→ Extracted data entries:
------------

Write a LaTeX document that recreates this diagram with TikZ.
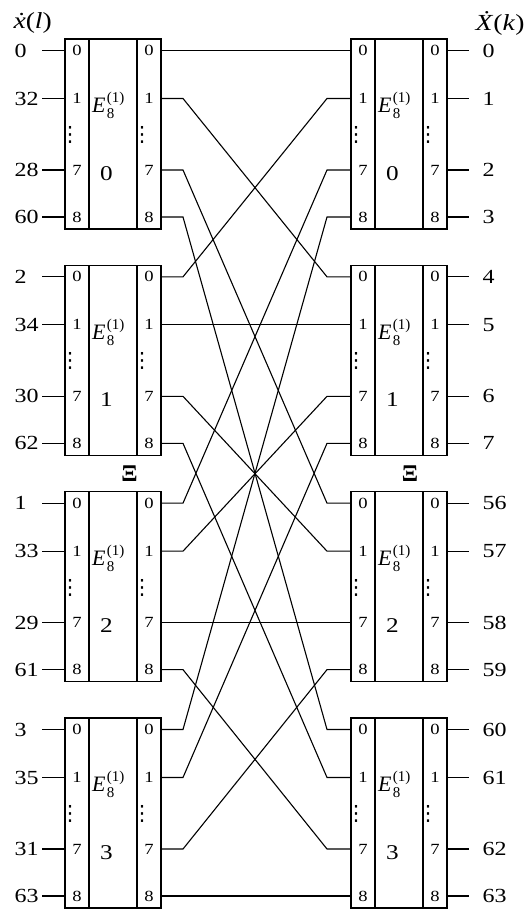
\documentclass[tikz,border=0pt]{standalone}
\usepackage{fontspec}
\usepackage{graphicx}
\setmainfont{Liberation Serif}
\newfontfamily\symfont{DejaVu Sans}
\newcommand\hs[1]{\scalebox{1.2}[1]{#1}}
\newcommand\scrfont{\fontsize{15}{16}\selectfont}
\newcommand\elabel{\textit{E}\kern1.5pt\rlap{\raisebox{10pt}{\scrfont(1)}}\raisebox{-6pt}{\scrfont 8}}
\begin{document}
\begin{tikzpicture}[x=1pt,y=-1pt,line width=1.1pt,
  blk/.style={draw,line width=1.2pt,minimum width=96pt,minimum height=190pt,inner sep=0pt,outer sep=0pt},
  sep/.style={line width=1.1pt},
  big/.style={font=\fontsize{20}{22}\selectfont,inner sep=0pt},
  bnum/.style={font=\fontsize{21}{23}\selectfont,inner sep=0pt},
  elab/.style={font=\fontsize{22}{24}\selectfont,inner sep=0pt},
  pnum/.style={font=\fontsize{15.5}{17}\selectfont,inner sep=0pt},
  vdot/.style={font=\symfont\fontsize{21}{23}\selectfont,inner sep=0pt},
  hdr/.style={font=\fontsize{23}{25}\selectfont,inner sep=0pt},
  xi/.style={font=\bfseries\fontsize{24}{26}\selectfont,inner sep=0pt},
  wire/.style={line width=1.1pt}]
\useasboundingbox (0,0) rectangle (526,912);
\node[hdr,anchor=west] (hx) at (13,23) {\hs{\textit{\.x}(\textit{l})}};
\node[hdr,anchor=east] (hX) at (525,23) {\hs{\textit{\.X}(\textit{k})}};
\foreach \b/\la/\lb/\lc/\ld/\ra/\rb/\rc/\rd in {0/0/32/28/60/0/1/2/3, 1/2/34/30/62/4/5/6/7, 2/1/33/29/61/56/57/58/59, 3/3/35/31/63/60/61/62/63}{
  \pgfmathsetmacro\T{39+226.33*\b}
  \node[blk] (L\b) at (113,\T+95) {};
  \node[blk] (R\b) at (399,\T+95) {};
  \foreach \x in {89,137,375,423} \draw[sep] (\x,\T) -- (\x,\T+190);
  \node[bnum,anchor=base] (Ln\b) at (106.5,\T+141) {\hs{\b}};
  \node[bnum,anchor=base] (Rn\b) at (392.5,\T+141) {\hs{\b}};
  \node[elab,anchor=base west] (Le\b) at (91.5,\T+74) {\elabel};
  \node[elab,anchor=base west] (Re\b) at (377.5,\T+74) {\elabel};
  \node[vdot] (da\b) at (70,\T+96) {⋮};
  \node[vdot] (db\b) at (142,\T+96) {⋮};
  \node[vdot] (dc\b) at (356,\T+96) {⋮};
  \node[vdot] (dd\b) at (428,\T+96) {⋮};
  \foreach \j/\o/\n/\lab/\rab in {0/11.5/0/\la/\ra,1/59.5/1/\lb/\rb,2/131/7/\lc/\rc,3/178/8/\ld/\rd}{
    \coordinate (Li\b\j) at (65,\T+\o);
    \coordinate (Lo\b\j) at (161,\T+\o);
    \coordinate (Ri\b\j) at (351,\T+\o);
    \coordinate (Ro\b\j) at (447,\T+\o);
    \coordinate (xin\b\j) at (42,\T+\o);
    \coordinate (xout\b\j) at (469,\T+\o);
    \node[pnum] (pa\b\j) at (77,\T+\o) {\hs{\n}};
    \node[pnum] (pb\b\j) at (149,\T+\o) {\hs{\n}};
    \node[pnum] (pc\b\j) at (363,\T+\o) {\hs{\n}};
    \node[pnum] (pd\b\j) at (435,\T+\o) {\hs{\n}};
    \node[big,anchor=west] (xl\b\j) at (14,\T+\o) {\hs{\lab}};
    \node[big,anchor=west] (Xl\b\j) at (482,\T+\o) {\hs{\rab}};
    \draw[wire] (xin\b\j) -- (Li\b\j);
    \draw[wire] (Ro\b\j) -- (xout\b\j);
  }
}
\foreach \b in {0,...,3}{
  \foreach \j in {0,...,3}{
    \draw[wire] (Lo\b\j) -- ++(22,0) -- ([xshift=-24pt]Ri\j\b) -- (Ri\j\b);
  }
}
\node[xi] (xiL) at (129.5,474) {Ξ};
\node[xi] (xiR) at (410,474) {Ξ};
\end{tikzpicture}
\end{document}
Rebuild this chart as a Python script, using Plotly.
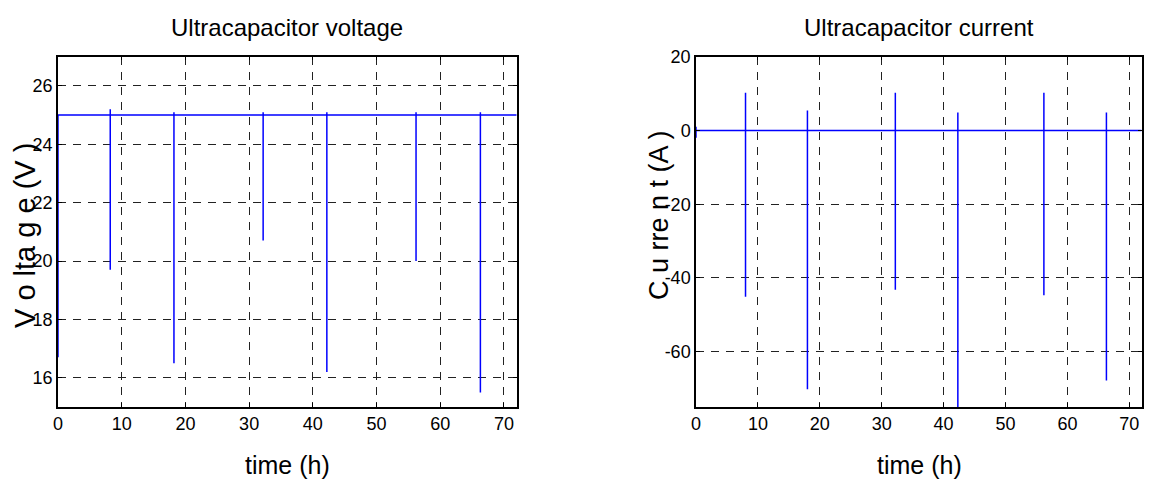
import plotly.graph_objects as go

# ---------------- data ----------------
# Ultracapacitor voltage: baseline value and transient spikes
v_base = 25.0
v_spike_time = [0.0, 8.2, 18.2, 32.2, 42.2, 56.2, 66.3]
v_spike_max = [25.0, 25.2, 25.1, 25.1, 25.1, 25.1, 25.1]
v_spike_min = [16.7, 19.7, 16.5, 20.7, 16.2, 20.0, 15.5]

# Ultracapacitor current: baseline value and transient spikes
i_base = 0.0
i_spike_time = [0.0, 8.0, 18.0, 32.2, 42.3, 56.2, 66.3]
i_spike_max = [1.0, 10.2, 5.4, 10.2, 4.9, 10.2, 4.9]
i_spike_min = [-2.0, -45.1, -70.2, -43.2, -78.0, -44.7, -67.8]

t_end = 72.0

x_ticks = [0, 10, 20, 30, 40, 50, 60, 70]
v_ticks = [16, 18, 20, 22, 24, 26]
i_ticks = [-60, -40, -20, 0, 20]


def build_series(base, times, maxs, mins, end):
    xs, ys = [], []
    for t, hi, lo in zip(times, maxs, mins):
        xs += [t, t, t, t]
        ys += [base, hi, lo, base]
    xs.append(end)
    ys.append(base)
    return xs, ys


vx, vy = build_series(v_base, v_spike_time, v_spike_max, v_spike_min, t_end)
ix, iy = build_series(i_base, i_spike_time, i_spike_max, i_spike_min, t_end)

# page body has an 8px default margin: size the figure so it fills the window exactly
OFF = 8
W, H = 1155 - OFF, 484 - OFF
FONT = "Liberation Sans, Arial, sans-serif"

fig = go.Figure()
fig.add_trace(go.Scatter(x=vx, y=vy, mode="lines", line=dict(color="#0000ff", width=1.5),
                         xaxis="x", yaxis="y", showlegend=False, hoverinfo="skip"))
fig.add_trace(go.Scatter(x=ix, y=iy, mode="lines", line=dict(color="#0000ff", width=1.5),
                         xaxis="x2", yaxis="y2", showlegend=False, hoverinfo="skip"))


def px_x(p):
    return (p - OFF) / W


def px_y(p):
    return 1 - (p - OFF) / H


common_axis = dict(
    showline=True, linecolor="black", linewidth=1.5, mirror="ticks",
    ticks="inside", ticklen=4, tickcolor="black", tickwidth=1,
    showgrid=True, gridcolor="#222222", gridwidth=1, griddash="8px,7px",
    zeroline=False, automargin=False,
    tickfont=dict(family=FONT, size=18, color="black"),
)

y_dom = [px_y(407), px_y(56.7)]

fig.update_layout(
    width=W, height=H,
    margin=dict(l=0, r=0, t=0, b=0),
    paper_bgcolor="white", plot_bgcolor="white",
    xaxis=dict(domain=[px_x(58), px_x(516.7)], range=[0, t_end], tickvals=x_ticks,
               ticktext=[str(v) for v in x_ticks], anchor="y", **common_axis),
    yaxis=dict(domain=y_dom, range=[15, 27], tickvals=v_ticks,
               ticktext=[str(v) for v in v_ticks], anchor="x", **common_axis),
    xaxis2=dict(domain=[px_x(696), px_x(1141.7)], range=[0, t_end], tickvals=x_ticks,
                ticktext=[str(v) for v in x_ticks], anchor="y2", **common_axis),
    yaxis2=dict(domain=y_dom, range=[-75, 20], tickvals=i_ticks,
                ticktext=[str(v) for v in i_ticks], anchor="x2", **common_axis),
    annotations=[
        dict(text="Ultracapacitor voltage", x=px_x(287), y=px_y(28), xref="paper", yref="paper",
             xanchor="center", yanchor="middle", showarrow=False,
             font=dict(family=FONT, size=24, color="black")),
        dict(text="Ultracapacitor current", x=px_x(919), y=px_y(28), xref="paper", yref="paper",
             xanchor="center", yanchor="middle", showarrow=False,
             font=dict(family=FONT, size=24, color="black")),
        dict(text="time (h)", x=px_x(287), y=px_y(465), xref="paper", yref="paper",
             xanchor="center", yanchor="middle", showarrow=False,
             font=dict(family=FONT, size=25, color="black")),
        dict(text="time (h)", x=px_x(919), y=px_y(465), xref="paper", yref="paper",
             xanchor="center", yanchor="middle", showarrow=False,
             font=dict(family=FONT, size=25, color="black")),
        dict(text="V o lta g e (V )", x=px_x(25), y=px_y(236), xref="paper", yref="paper",
             xanchor="center", yanchor="middle", showarrow=False, textangle=-90,
             font=dict(family=FONT, size=29, color="black")),
        dict(text="C u rre n t (A )", x=px_x(659), y=px_y(215), xref="paper", yref="paper",
             xanchor="center", yanchor="middle", showarrow=False, textangle=-90,
             font=dict(family=FONT, size=27, color="black")),
    ],
)

fig.write_html("out.html")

------------

→ What to work on:
Quote only the lines running from the line with "Rebuild this chart" to the line with "y_dom = [px_y(407), px_y(56.7)]", ends included, exactly as they appear and without the pictures.

→ Answer to this problem:
Rebuild this chart as a Python script, using Plotly.
import plotly.graph_objects as go

# ---------------- data ----------------
# Ultracapacitor voltage: baseline value and transient spikes
v_base = 25.0
v_spike_time = [0.0, 8.2, 18.2, 32.2, 42.2, 56.2, 66.3]
v_spike_max = [25.0, 25.2, 25.1, 25.1, 25.1, 25.1, 25.1]
v_spike_min = [16.7, 19.7, 16.5, 20.7, 16.2, 20.0, 15.5]

# Ultracapacitor current: baseline value and transient spikes
i_base = 0.0
i_spike_time = [0.0, 8.0, 18.0, 32.2, 42.3, 56.2, 66.3]
i_spike_max = [1.0, 10.2, 5.4, 10.2, 4.9, 10.2, 4.9]
i_spike_min = [-2.0, -45.1, -70.2, -43.2, -78.0, -44.7, -67.8]

t_end = 72.0

x_ticks = [0, 10, 20, 30, 40, 50, 60, 70]
v_ticks = [16, 18, 20, 22, 24, 26]
i_ticks = [-60, -40, -20, 0, 20]


def build_series(base, times, maxs, mins, end):
    xs, ys = [], []
    for t, hi, lo in zip(times, maxs, mins):
        xs += [t, t, t, t]
        ys += [base, hi, lo, base]
    xs.append(end)
    ys.append(base)
    return xs, ys


vx, vy = build_series(v_base, v_spike_time, v_spike_max, v_spike_min, t_end)
ix, iy = build_series(i_base, i_spike_time, i_spike_max, i_spike_min, t_end)

# page body has an 8px default margin: size the figure so it fills the window exactly
OFF = 8
W, H = 1155 - OFF, 484 - OFF
FONT = "Liberation Sans, Arial, sans-serif"

fig = go.Figure()
fig.add_trace(go.Scatter(x=vx, y=vy, mode="lines", line=dict(color="#0000ff", width=1.5),
                         xaxis="x", yaxis="y", showlegend=False, hoverinfo="skip"))
fig.add_trace(go.Scatter(x=ix, y=iy, mode="lines", line=dict(color="#0000ff", width=1.5),
                         xaxis="x2", yaxis="y2", showlegend=False, hoverinfo="skip"))


def px_x(p):
    return (p - OFF) / W


def px_y(p):
    return 1 - (p - OFF) / H


common_axis = dict(
    showline=True, linecolor="black", linewidth=1.5, mirror="ticks",
    ticks="inside", ticklen=4, tickcolor="black", tickwidth=1,
    showgrid=True, gridcolor="#222222", gridwidth=1, griddash="8px,7px",
    zeroline=False, automargin=False,
    tickfont=dict(family=FONT, size=18, color="black"),
)

y_dom = [px_y(407), px_y(56.7)]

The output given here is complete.